Certainly we should be concerned. And we should be concerned that our city is run by power-mad idiots who are bound by no accountability whatever.

I believe this situation has been resolved the Chicago way: the people who were least at fault have been punished (the artist's work is destroyed, and the poor Streets & San schmo who did the deed lest he lose his job for disobeying an alderman's order has been suspended); while the guy who ordered the crime, which it does seem to have been, collects his fat paycheck and contentedly awaits re-election.

I wonder, when an ordinary, cloutless citizen of Balcer's ward reports actual graffiti on their property, how long do you suppose they have to wait, and how many calls do they have to make, before it's removed?

CJ Laity / May 22, 2009 6:41 PM

You don't even need a course in Art 101 to see that the images of death on the police cameras symbolizes the death of civil liberties.

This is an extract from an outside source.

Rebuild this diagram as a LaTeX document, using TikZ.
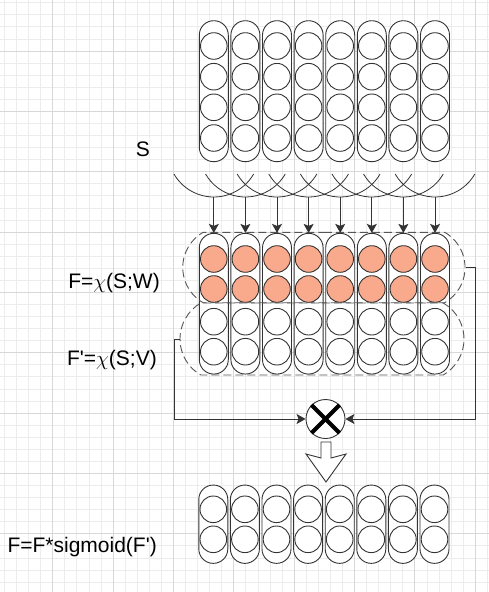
\documentclass[tikz,border=0pt]{standalone}
\usepackage{fontspec}
\setmainfont{Liberation Sans}
\usetikzlibrary{shapes.misc,arrows.meta}
\definecolor{stroke}{RGB}{51,51,51}
\definecolor{dashgray}{RGB}{85,85,85}
\definecolor{salmon}{RGB}{250,170,140}
\definecolor{gridminor}{RGB}{236,236,236}
\definecolor{gridmajor}{RGB}{216,216,216}
\tikzset{
  capsule/.style={draw=stroke, fill=white, line width=0.9pt, rectangle, rounded corners=14.4pt, minimum width=29pt, inner sep=0pt},
  ball/.style={circle, draw=stroke, fill=white, line width=0.9pt, minimum size=26.6pt, inner sep=0pt},
  hot/.style={ball, fill=salmon},
  group/.style={rounded rectangle, rounded rectangle arc length=120, draw=dashgray, dash pattern=on 8pt off 4pt, line width=0.9pt, inner sep=0pt},
  link/.style={draw=stroke, line width=0.9pt},
  tip/.style={-{Stealth[length=9pt,width=10pt,inset=2pt]}},
  lbl/.style={font=\fontsize{21}{25}\selectfont, inner sep=0pt},
  mult/.style={circle, draw=stroke, fill=white, line width=0.9pt, minimum size=39pt, inner sep=0pt}
}
\begin{document}
\begin{tikzpicture}[x=1pt,y=1pt]
\useasboundingbox (0,0) rectangle (489,-592);
\fill[white] (0,0) rectangle (489,-592);
% grid
\foreach \k in {1,...,41} {\draw[gridminor, line width=0.8pt] ({-7.6+12.07*\k},0) -- ++(0,-592);}
\foreach \k in {1,...,50} {\draw[gridminor, line width=0.8pt] (0,{9.35-12.07*\k}) -- ++(489,0);}
\foreach \k in {1,...,8} {\draw[gridmajor, line width=0.8pt] ({-7.6+60.35*\k},0) -- ++(0,-592);}
\foreach \k in {1,...,10} {\draw[gridmajor, line width=0.8pt] (0,{9.35-60.35*\k}) -- ++(489,0);}

% top block S
\foreach \i in {0,...,7} {
  \pgfmathsetmacro{\cx}{213.8+31.6*\i}
  \node[capsule, minimum height=141pt] (t\i) at (\cx,-91.2) {};
  \node[ball] (t\i a) at (\cx,-46) {};
  \node[ball] (t\i b) at (\cx,-76.7) {};
  \node[ball] (t\i c) at (\cx,-107.3) {};
  \node[ball] (t\i d) at (\cx,-138) {};
}

% middle block
\foreach \i in {0,...,7} {
  \pgfmathsetmacro{\cx}{213.8+31.6*\i}
  \node[capsule, minimum height=140.7pt] (m\i) at (\cx,-303.7) {};
  \node[hot] (m\i a) at (\cx,-259) {};
  \node[hot] (m\i b) at (\cx,-289) {};
  \node[ball] (m\i c) at (\cx,-321.7) {};
  \node[ball] (m\i d) at (\cx,-351.7) {};
}
\node[group, minimum width=282.3pt, minimum height=70.4pt] (gW) at (323.9,-267.5) {};
\node[group, minimum width=284pt, minimum height=72pt] (gV) at (322,-339) {};

% arcs and arrows
\foreach \i in {0,...,7} {
  \pgfmathsetmacro{\cx}{213.8+31.6*\i}
  \draw[link, line width=0.8pt] ([shift={(210:46)}]\cx,-151) arc[start angle=210, end angle=330, radius=46];
  \coordinate (a\i) at (\cx,-197);
  \draw[link, tip] (a\i) -- (m\i.north);
}

% multiply
\node[mult] (x) at (325.5,-419) {};
\draw[black, line width=4pt] (x.north west) -- (x.south east);
\draw[black, line width=4pt] (x.north east) -- (x.south west);
\draw[link, tip] (gW.east) -- ++(10,0) |- (x.east);
\draw[link, tip] (gV.west) -- ++(-5,0) |- (x.west);

% hollow arrow
\draw[link, fill=white] (321,-442) -- (331,-442) -- (331,-458) -- (346,-454) -- (326,-482) -- (306,-454) -- (321,-458) -- cycle;

% bottom block
\foreach \i in {0,...,7} {
  \pgfmathsetmacro{\cx}{213.3+31.6*\i}
  \node[capsule, minimum height=78.3pt] (b\i) at (\cx,-524.2) {};
  \node[ball] (b\i a) at (\cx,-509.3) {};
  \node[ball] (b\i b) at (\cx,-539.3) {};
}

% labels
\node[lbl] (S) at (143,-149) {S};
\node[lbl, anchor=east] (F) at (160,-283) {F=$\chi$(S;W)};
\node[lbl, anchor=east] (Fp) at (157,-360) {F\textquotesingle=$\chi$(S;V)};
\node[lbl, anchor=east] (Fs) at (157,-547) {F=F*sigmoid(F\textquotesingle)};
\end{tikzpicture}
\end{document}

Only a really, and I mean REALLY ignorant person would take those symbols so literally as to be threatened by them, or even if they are to be taken literally, only a complete racists believes death only comes by the hands of some fantasy Mexican gang that is going to be inspired by a work of art to go out and kill some people. Vote that Alderman out of office. That's all there is to it. We're pretty damn tired of the city strying to sterilize neighborhood culture simply for the slight hope of Olympics two thousand and whatever.